The name lookup rules do not have special cases for overloaded operators. You should find that the code:

f.operator()(123);

fails for the same reason as f.print failed. However, there is another issue in your second code. f(123) is NOT defined as always meaning f.operator()(123); . In fact the definition in C++14 is in [over.call]:

operator() shall be a non-static member function with an arbitrary number of parameters. It can have default arguments. It implements the function call syntax

postfix-expression ( expression-list opt )

where the postfix-expression evaluates to a class object and the possibly empty expression-list matches the parameter list of an operator() member function of the class. Thus, a call x(arg1,...) is interpreted as x.operator()(arg1, ...) for a class object x of type T if T::operator()(T1, T2, T3) exists and if the operator is selected as the best match function by the overload resolution mechanism (13.3.3).

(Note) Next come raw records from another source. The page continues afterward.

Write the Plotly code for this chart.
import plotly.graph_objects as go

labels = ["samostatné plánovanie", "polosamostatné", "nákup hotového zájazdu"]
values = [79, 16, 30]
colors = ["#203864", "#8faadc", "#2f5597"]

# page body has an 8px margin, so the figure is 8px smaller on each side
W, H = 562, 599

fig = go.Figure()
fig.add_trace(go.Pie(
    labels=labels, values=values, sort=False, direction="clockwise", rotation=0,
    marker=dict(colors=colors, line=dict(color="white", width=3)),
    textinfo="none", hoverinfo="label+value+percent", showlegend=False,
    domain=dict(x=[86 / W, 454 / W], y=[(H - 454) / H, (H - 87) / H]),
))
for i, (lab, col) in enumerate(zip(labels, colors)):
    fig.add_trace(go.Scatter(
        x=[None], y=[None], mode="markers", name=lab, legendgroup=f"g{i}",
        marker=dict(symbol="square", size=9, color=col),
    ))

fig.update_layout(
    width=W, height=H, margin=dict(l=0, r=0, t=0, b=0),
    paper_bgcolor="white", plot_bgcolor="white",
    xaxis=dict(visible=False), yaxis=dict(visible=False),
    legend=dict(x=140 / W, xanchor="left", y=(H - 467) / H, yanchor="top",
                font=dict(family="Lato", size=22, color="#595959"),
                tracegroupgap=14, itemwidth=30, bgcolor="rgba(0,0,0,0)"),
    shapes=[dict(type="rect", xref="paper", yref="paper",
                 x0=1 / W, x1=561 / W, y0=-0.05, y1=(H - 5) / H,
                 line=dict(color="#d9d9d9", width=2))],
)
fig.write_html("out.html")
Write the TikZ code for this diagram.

This actually seems an imprecise specification to me so I can understand different compilers coming out with different results. What is T1,T2,T3? Does it mean the types of the arguments? (I suspect not). What are T1,T2,T3 when multiple operator() function exist, only taking one argument?

And what is meant by "if T::operator() exists" anyway? It could perhaps mean any of the following:

1. operator() is declared in T .
2. Unqualified lookup of operator() in the scope of T succeeds and performing overload resolution on that lookup set with the given arguments succeeds.
3. Qualified lookup of T::operator() in the calling context succeeds and performing overload resolution on that lookup set with the given arguments succeeds.
4. Something else?

To proceed from here (for me anyway) I would like to understand why the standard didn't simply say that f(123) means f.operator()(123); , the former being ill-formed if and only if the latter is ill-formed. The motivation behind the actual wording might reveal the intent and therefore which compiler's behaviour matches the intent.